Czech Court Gives Record Sentence for Racial Crime

A court in the northeastern Czech city of Ostrava Wednesday gave the country’s longest-ever sentence for a racial crime, finding four Czech neo-Nazi sympathizers guilty of setting fire to a Roma family’s house, in which a two-year-old girl suffered severe burns.

After a trial that began in May, the court sentenced the four men to 20 and 22 years in high-security prison for attempted murder and damage to property. They were also sentenced to pay nearly $1 million in damages and hospital costs to the Roma family. All four appealed the sentence.

The arson attack on the Romas, or gypsies, happened in the northeastern Czech town of Vitkov on April 19, 2009 — a day before the 120th anniversary of Adolf Hitler’s death.

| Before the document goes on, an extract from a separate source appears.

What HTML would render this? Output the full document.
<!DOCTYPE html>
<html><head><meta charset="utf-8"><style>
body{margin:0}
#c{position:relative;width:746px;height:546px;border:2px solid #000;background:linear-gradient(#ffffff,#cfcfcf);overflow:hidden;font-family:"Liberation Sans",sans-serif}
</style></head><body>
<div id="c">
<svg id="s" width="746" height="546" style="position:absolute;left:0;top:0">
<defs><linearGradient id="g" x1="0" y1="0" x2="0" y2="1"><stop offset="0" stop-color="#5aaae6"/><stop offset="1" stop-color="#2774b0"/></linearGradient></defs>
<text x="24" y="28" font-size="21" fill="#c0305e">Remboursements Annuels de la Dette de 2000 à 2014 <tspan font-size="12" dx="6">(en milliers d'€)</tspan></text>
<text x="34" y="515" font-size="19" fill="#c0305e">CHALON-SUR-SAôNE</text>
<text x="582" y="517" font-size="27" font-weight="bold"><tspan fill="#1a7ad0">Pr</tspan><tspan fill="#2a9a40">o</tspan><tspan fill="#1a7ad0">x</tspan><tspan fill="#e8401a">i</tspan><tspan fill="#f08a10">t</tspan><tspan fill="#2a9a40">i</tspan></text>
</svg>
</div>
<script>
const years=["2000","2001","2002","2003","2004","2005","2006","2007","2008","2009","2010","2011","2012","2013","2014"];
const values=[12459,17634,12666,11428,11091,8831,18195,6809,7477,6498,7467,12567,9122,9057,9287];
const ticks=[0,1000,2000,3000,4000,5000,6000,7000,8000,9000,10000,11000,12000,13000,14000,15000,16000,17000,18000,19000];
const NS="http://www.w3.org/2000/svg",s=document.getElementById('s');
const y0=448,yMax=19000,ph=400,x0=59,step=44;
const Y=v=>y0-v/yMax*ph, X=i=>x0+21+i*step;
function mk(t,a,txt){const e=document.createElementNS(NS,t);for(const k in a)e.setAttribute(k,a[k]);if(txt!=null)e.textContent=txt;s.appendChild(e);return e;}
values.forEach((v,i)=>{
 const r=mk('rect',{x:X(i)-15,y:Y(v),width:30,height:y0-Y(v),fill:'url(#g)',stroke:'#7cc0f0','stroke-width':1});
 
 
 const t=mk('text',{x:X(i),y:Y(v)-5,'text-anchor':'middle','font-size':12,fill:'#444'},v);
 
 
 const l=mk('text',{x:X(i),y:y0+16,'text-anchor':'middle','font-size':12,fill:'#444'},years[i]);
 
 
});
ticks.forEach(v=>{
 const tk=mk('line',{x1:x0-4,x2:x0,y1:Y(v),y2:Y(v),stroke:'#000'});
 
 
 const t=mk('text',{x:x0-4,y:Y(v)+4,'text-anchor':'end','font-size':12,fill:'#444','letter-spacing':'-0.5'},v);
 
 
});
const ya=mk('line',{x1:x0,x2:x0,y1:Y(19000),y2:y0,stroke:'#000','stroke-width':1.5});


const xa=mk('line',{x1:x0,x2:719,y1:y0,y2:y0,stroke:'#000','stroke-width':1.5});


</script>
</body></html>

The attack stoked fears among the public of growing activity of ultra-right and neo-Nazi groups in the Czech Republic. Most of the Czech society of nearly 11 million have been outraged by the assault that intimidated the country’s largely impoverished and ostracized Roma community, estimated at about 300,000 people.

During the televised trial of the four arsonists, prosecutors showed evidence that the four men, between 22 and 26 years of age, were members or sympathizers of illegal Nazi extremist groups, and that they threw homemade Molotov cocktails at the house with an intention to take lives.

“The culprits chose the night, the house and the three centers of the fire with the intention to kill the people in the house, or to make their rescue difficult,” Miloslav Studnicka, a judge from the regional Ostrava court presiding over the trial, said during the sentence delivery.

Two adults were injured during the fire, but a toddler named Natalka suffered burns on 80% of her body and was released from hospital care nearly eight months after the attack. (Photos and a Czech article on the trial here.)

The judge went on to describe the crime as explicitly motivated by racial and ethnic hatred.

“[Perpetrators] committed the crime (…) in an exceptionally cruel and painful way, on people younger than 15 years of age, and because of their ethnicity,” the judge said.